Aimèe Burg’s squat, truncated diamond-shaped monolith of the future has an undeniably solid presence, standing stoically, seemingly unemotional. But, it also has an absurdist aura about it. The work both attracts and repels simultaneously. One gravitates towards the shinny aluminum surface, reflecting our present state, yet the black, head-shaped void directs us to a mental space we may not be ready to explore. Burg’s excavation of a future place and it’s objects makes one wonder what is still left to be unearthed and what kind of place these objects came from. The monolith’s shape also points to where we ourselves will be in the future.

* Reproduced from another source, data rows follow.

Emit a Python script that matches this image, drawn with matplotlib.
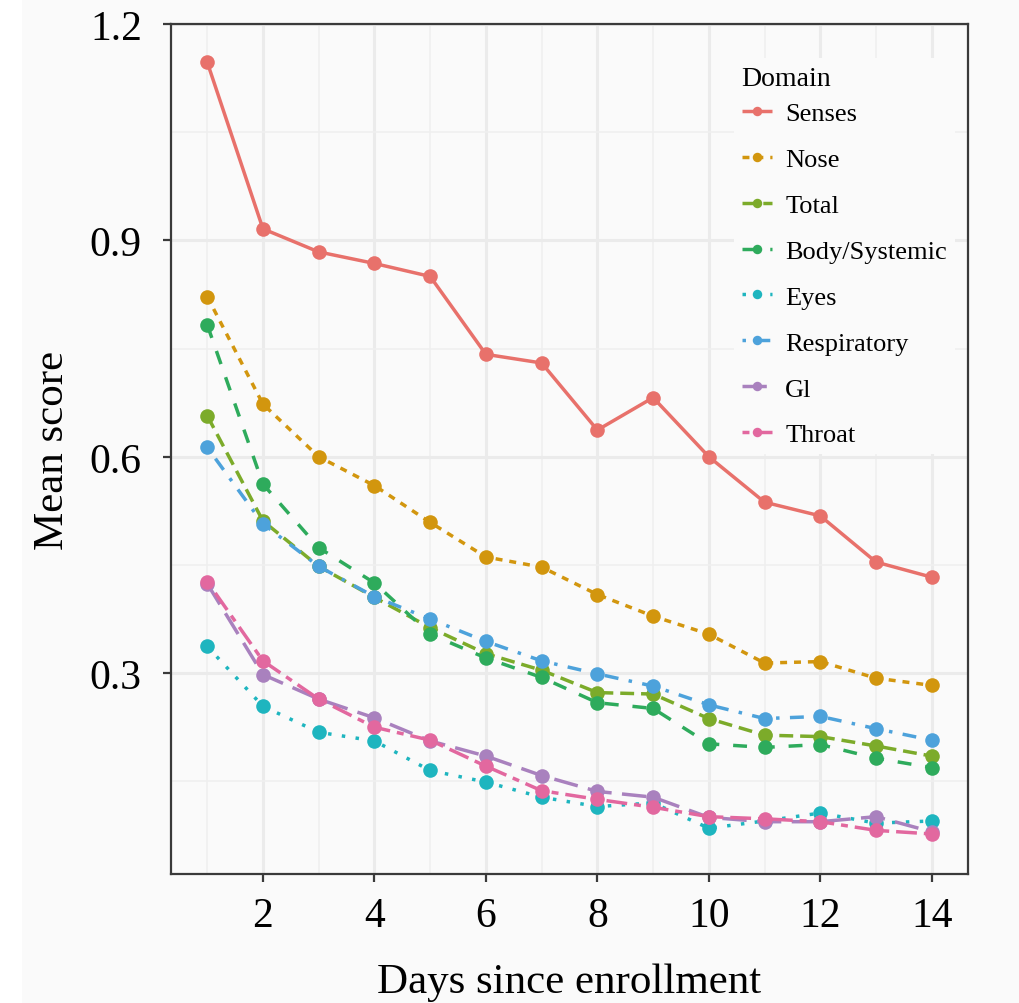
import matplotlib
matplotlib.use("Agg")
import matplotlib.pyplot as plt
from matplotlib.patches import Rectangle
import numpy as np

plt.rcParams['font.family'] = ['Liberation Serif', 'DejaVu Serif']

days = list(range(1, 15))
domains = ["Senses", "Nose", "Total", "Body/Systemic", "Eyes", "Respiratory", "Gl", "Throat"]

senses = [1.147, 0.916, 0.884, 0.868, 0.850, 0.742, 0.730, 0.637, 0.682, 0.600, 0.537, 0.518, 0.454, 0.433]
nose = [0.822, 0.673, 0.600, 0.560, 0.509, 0.461, 0.447, 0.409, 0.379, 0.354, 0.314, 0.316, 0.293, 0.283]
total = [0.657, 0.511, 0.448, 0.405, 0.363, 0.327, 0.304, 0.273, 0.271, 0.237, 0.214, 0.212, 0.199, 0.185]
body = [0.783, 0.562, 0.474, 0.425, 0.354, 0.321, 0.294, 0.259, 0.251, 0.202, 0.197, 0.201, 0.182, 0.169]
eyes = [0.337, 0.254, 0.218, 0.206, 0.165, 0.149, 0.128, 0.115, 0.120, 0.085, 0.095, 0.106, 0.092, 0.095]
resp = [0.613, 0.507, 0.448, 0.406, 0.375, 0.344, 0.317, 0.299, 0.282, 0.256, 0.237, 0.240, 0.223, 0.207]
gi = [0.424, 0.298, 0.264, 0.238, 0.206, 0.185, 0.158, 0.136, 0.128, 0.100, 0.094, 0.094, 0.101, 0.080]
throat = [0.427, 0.317, 0.264, 0.225, 0.207, 0.171, 0.137, 0.125, 0.114, 0.101, 0.098, 0.094, 0.082, 0.077]

series = [senses, nose, total, body, eyes, resp, gi, throat]
colors = ["#E8716B", "#D2960E", "#7CAB2A", "#2EAB5C", "#1EB5BF", "#4DA2DB", "#A981BE", "#E2689F"]
dash_patterns = [None, (2, 2), (4, 2), (4, 4), (1, 3), (1, 3, 4, 3), (7, 3), (2, 2, 6, 2)]

W, H = 1020, 1004
fig = plt.figure(figsize=(W / 100, H / 100), dpi=100, facecolor="#fafafa")
fig.add_artist(Rectangle((0, 0), 22 / W, 1, transform=fig.transFigure,
                         facecolor="white", edgecolor="none", zorder=-10))
ax = fig.add_axes([171 / W, 1 - 875 / H, (968 - 171) / W, (875 - 25) / H])
ax.set_facecolor("#fafafa")

for name, vals, col, dp in zip(domains, series, colors, dash_patterns):
    line, = ax.plot(days, vals, color=col, lw=2.5, marker="o", ms=10.5,
                    markeredgewidth=0, label=name, solid_capstyle="butt")
    if dp is not None:
        line.set_dashes(dp)

ax.set_xlim(0.35, 14.65)
ax.set_ylim(0.0215, 1.2)
ax.set_xticks([2, 4, 6, 8, 10, 12, 14])
ax.set_xticks([1, 3, 5, 7, 9, 11, 13], minor=True)
ax.set_yticks([0.3, 0.6, 0.9, 1.2])
ax.set_yticks([0.15, 0.45, 0.75, 1.05], minor=True)
ax.set_yticklabels(["0.3", "0.6", "0.9", "1.2"])
ax.grid(True, which="major", color="#ebebeb", lw=2.2, zorder=0)
ax.grid(True, which="minor", color="#efefef", lw=1.1, zorder=0)
ax.set_axisbelow(True)

for s in ax.spines.values():
    s.set_color("#3a3a3a")
    s.set_linewidth(1.6)
ax.tick_params(which="major", direction="out", length=6, width=1.6, color="#3a3a3a",
               labelsize=30, labelcolor="black")
ax.tick_params(axis="y", which="major", pad=15)
ax.tick_params(axis="x", which="major", pad=10)
ax.tick_params(which="minor", length=0)

ax.set_xlabel("Days since enrollment", fontsize=31, labelpad=20)
ax.set_ylabel("Mean score", fontsize=31, labelpad=13)

leg = ax.legend(loc="upper right", bbox_to_anchor=(1.0, 0.976), fontsize=19,
                title="Domain", title_fontsize=20, frameon=True, facecolor="#fafafa",
                edgecolor="none", framealpha=1, fancybox=False, handlelength=1.15,
                handletextpad=0.5, labelspacing=0.85, markerscale=0.65,
                alignment="left", borderpad=0.3)
leg._legend_box.sep = 8

fig.savefig("out.png", dpi=100, facecolor=fig.get_facecolor())
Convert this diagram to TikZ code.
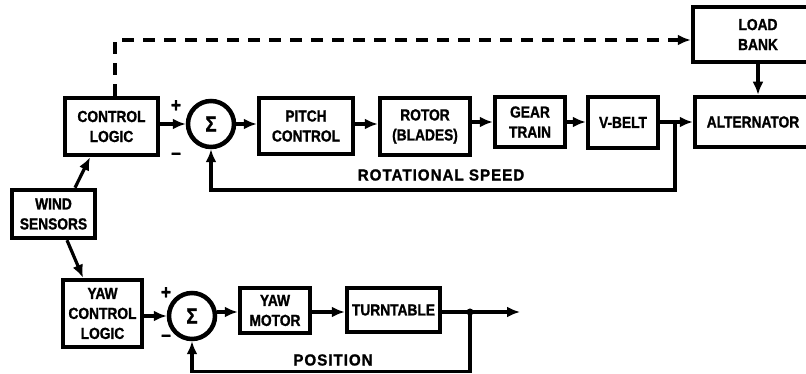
\documentclass[tikz,border=0pt]{standalone}
\usepackage{fontspec}
\setmainfont{Liberation Sans}[FakeStretch=0.86,BoldFeatures={FakeBold=1.2}]
\newfontfamily\widefont{Liberation Sans}[FakeStretch=0.95,LetterSpace=6,BoldFeatures={FakeBold=1.2}]
\usetikzlibrary{arrows.meta,calc}
\begin{document}
\begin{tikzpicture}[x=1pt,y=1pt,
  blk/.style={draw,line width=4.5pt,rectangle,inner sep=0pt,align=center,
    font=\fontsize{16}{20}\selectfont\bfseries},
  sumnode/.style={draw,line width=4.5pt,circle,minimum size=46pt,inner sep=0pt,
    font=\fontsize{22}{22}\selectfont\bfseries},
  arr/.style={line width=3.2pt,-{Latex[length=13pt,width=11pt]}},
  dsh/.style={line width=3.5pt,dash pattern=on 12pt off 9pt},
  lbl/.style={font=\widefont\fontsize{16}{20}\selectfont\bfseries,inner sep=0pt},
  sgn/.style={font=\fontsize{20}{20}\selectfont\bfseries,inner sep=0pt}]
\path[use as bounding box,clip] (0,0) rectangle (806,374);
% top row
\node[blk,minimum width=93pt,minimum height=57pt] (cl) at (111.5,247.5) {CONTROL\\LOGIC};
\node[sumnode] (s1) at (211,250) {Σ};
\node[blk,minimum width=94pt,minimum height=56pt] (pc) at (306,248) {PITCH\\CONTROL};
\node[blk,minimum width=90pt,minimum height=57pt] (rotor) at (425,247.5) {ROTOR\\(BLADES)};
\node[blk,minimum width=70pt,minimum height=50pt] (gear) at (530,252) {GEAR\\TRAIN};
\node[blk,minimum width=70pt,minimum height=51pt] (vbelt) at (623,251.5) {V-BELT};
\node[blk,minimum width=116pt,minimum height=50pt] (alt) at (753,252) {ALTERNATOR};
\node[blk,minimum width=130pt,minimum height=55pt] (load) at (758,339.5) {LOAD\\BANK};
% bottom row
\node[blk,minimum width=83pt,minimum height=48pt] (ws) at (53.5,160) {WIND\\SENSORS};
\node[blk,minimum width=79pt,minimum height=67pt] (ycl) at (102.5,60.5) {YAW\\CONTROL\\LOGIC};
\node[sumnode] (s2) at (192,58) {Σ};
\node[blk,minimum width=70pt,minimum height=45pt] (ym) at (275,63.5) {YAW\\MOTOR};
\node[blk,minimum width=93pt,minimum height=44pt] (tt) at (393.5,64) {TURNTABLE};
% helper coordinates
\coordinate (dtop) at (115,334);
\coordinate (j1) at (675,252);
\coordinate (fb1) at (0,184);
\coordinate (j2) at (470,62);
\coordinate (out) at (520,62);
\coordinate (fb2) at (0,2.5);
% top connectors
\draw[arr] (cl.east |- s1) -- (s1.west);
\draw[arr] (s1.east) -- (s1 -| pc.west);
\draw[arr] (pc.east |- s1) -- (rotor.west |- s1);
\draw[arr] (rotor.east |- gear) -- (gear.west);
\draw[arr] (gear.east) -- (gear -| vbelt.west);
\draw[arr] (vbelt.east |- alt) -- (alt.west);
\draw[arr] (load.south) -- (load.south |- alt.north);
\draw[dsh] (cl.north -| dtop) -- (dtop) -- ($(load.west |- dtop)+(-14,0)$);
\draw[arr] ($(load.west |- dtop)+(-14,0)$) -- (load.west |- dtop);
\draw[arr] (j1) |- (s1.south |- fb1) -- (s1.south);
\node[lbl] (rs) at (441,199) {ROTATIONAL SPEED};
\node[sgn] (p1) at (176,268) {+};
\node[sgn] (m1) at (176,218) {\textendash};
% sensors
\draw[arr] ([xshift=21.5pt]ws.north) -- ([xshift=-21.5pt]cl.south);
\draw[arr] ([xshift=13.5pt]ws.south) -- ([xshift=-19.5pt]ycl.north);
% bottom connectors
\draw[arr] (ycl.east |- s2) -- (s2.west);
\draw[arr] (s2.east |- j2) -- (ym.west |- j2);
\draw[arr] (ym.east |- j2) -- (tt.west |- j2);
\draw[arr] (tt.east |- j2) -- (out);
\fill (j2) circle (3.5pt);
\draw[arr] (j2) |- (s2.south |- fb2) -- (s2.south);
\node[lbl] (pos) at (333,14) {POSITION};
\node[sgn] (p2) at (166,81) {+};
\node[sgn] (m2) at (166,36) {\textendash};
\end{tikzpicture}
\end{document}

Phillip Stearns’ vine seedlings (morning glories, peas, wisteria, pumpkins, watermelons, etc.) planted along the lengths of the fence become a metaphor for these cycles and how we construct our ideas of past, present and future. What takes root? How do the systems in place combine with the new systems being introduced and how will they find balance? What may happen if one leaves it up to chance to shape the outcome? How do we know what we miss until it does not return the next season? Perception, assumptions, as well as one’s attentiveness to development, may factor into the result. Ultimately, regardless of one’s expectations, one has to have patience and sometimes perseverance to be ready for that precise moment when the bloom is revealed.

As night falls, the space reveals new levels of meaning. The saturated potential of the space and its objects is replaced by ghosted allusions of those references exposed in the blaring summer light: distorted and elongated shadows of home, mesmerizing reflections of blinking and shifting lights beckoning one back to the future or just an awareness into a present trance, looming shadowed foliage that appears to become tropical as the breeze makes the shadow dance.

Everything slows. What seemingly takes a dark turn actually becomes quite calming, reassuring, and almost magical, providing a place to rest before dawn’s springboard propels the questions that drives these artists’ explorations forward, and the cycle begins again: the delicate balancing act of past, present, and future.